3. Scaling an implant is much more difficult than scaling a natural tooth because of the shape of the implant, and the instruments that can and can’t be used. Implants can only be scaled with plastic or titanium instruments. Only special plastic covered ultrasonic instruments can be used. This reduces the likelihood of removing all bacteria. I would feel much more comfortable placing an antibiotic in order to continue to kill any leftover bacteria.
- Bacteria load, 40 types including the one most commonly associated with peri-implantitis, in pockets around the implant was reduced for 180 days. 5
- Another study found similar results, but thought that it wasn’t a specific bacteria that was causing the peri-implantitis, rather it was the combination of all bacteria present as well as the amount of bacteria.4
- Greater reduction in probing depth and bleeding was found in patients who had Arestin placed, than those who used a chlorhexidine gel for treatment.6
- Patients with a history of smoking, periodontal disease, poor oral hygiene, exposed implant threads or implants that were placed into areas of reduced bone are at increased risk of peri-implantitis. These conditions should be under control before placing implants for best results. Failure rates are higher for smokers and patients with active periodontal disease. Controlling periodontal disease through a maintenance program is required to keep bone healthy. In fact, peri-implantitis progresses faster than periodontal disease, more destructive and harder to treat so proper maintenance and assessment at regular intervals is needed. When bone loss around implants are found aggressive treatment is needed. Which may include mechanical debribement, flushing with antimicrobials and antibiotic placement, possibly even surgical intervention.2
- Another study found that adjunctive photo-dynamic therapy had comparable results to locally delivered antibiotic therapy.1 Photo-dynamic therapy uses a photo-active dye which is activated by a certain wavelength of light which breaks down components of cells, including the bacteria which cause the destruction in periodontal disease and peri-implantitis.3 Unfortunately this treatment is not commonly used in practice, so you may not find a dental office that performs this therapy.

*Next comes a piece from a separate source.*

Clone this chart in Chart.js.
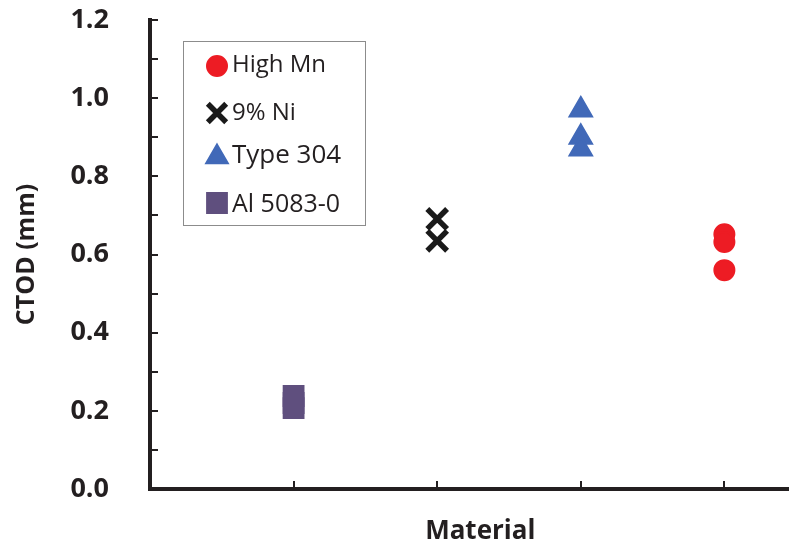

So what am I going to do for my patient? I am going to place localized antibiotic. I would like for more research to be completed so I can have stronger evidence to support the treatment, but I can’t take a chance at not doing something that will be beneficial to my patient while waiting for research to be completed. As medical professionals sometimes we have to make a call, and after doing my research and discussing it with the dentist I work with I think this is the best call for my patient.
1 Bassetti, M; Schär, D; Wicki, B; Eick, S; Ramseier, CA; Arweiler, NB; Sculean, A; Salvi, GE. Anti-infective therapy of peri-implantitis with adjunctive local drug delivery or photodynamic therapy: 12-month outcomes of a randomized controlled clinical trial. Clin Oral Implants Res, 2013.
2 Ho, Christopher CK; Tang, Teck. Failing implants, maintenance, recall. Australasian Dental Practice. January/February, 2011.
3 Konopka K, et al. Photodynamic therapy in dentistry. J Dent Res. 2007 Aug;86(8):694-707.
4 Persson, GR; Salvi, GE; Heitz-Mayfield, LJ; Lang, NP. Antimicrobial therapy using a local drug delivery system (Arestin) in the treatment of peri-implantitis. I: Microbiological outcomes. Clin Oral Implants Res, 2006 vol. 17(4) pp. 386-93.
5 G.R. PERSSON. Microbiological Outcomes of Peri-implantitis Therapy with an Adjunctive Local Antibiotics. University of Berne, University of Washington, Seattle, WA, USA, G.E. SALVI, University of Berne, School of Dental Medicine, Switzerland, L.J.A. HEITZ-MAYFIELD, University of Berne, Cottesloe, Australia, F. DOHERTY, Orapharma Inc, Huntingdon Valley, PA, USA, and N.P. LANG, University of Bern, Berne, Switzerland.
6 Renvert, S; Lessem, J; Dahlén, G; Lindahl, C; Svensson, M. Topical minocycline microspheres versus topical chlorhexidine gel as an adjunct to mechanical debridement of incipient peri-implant infections: a randomized clinical trial. J. Clin. Periodontol., 2006 vol. 33(5) pp. 362-9.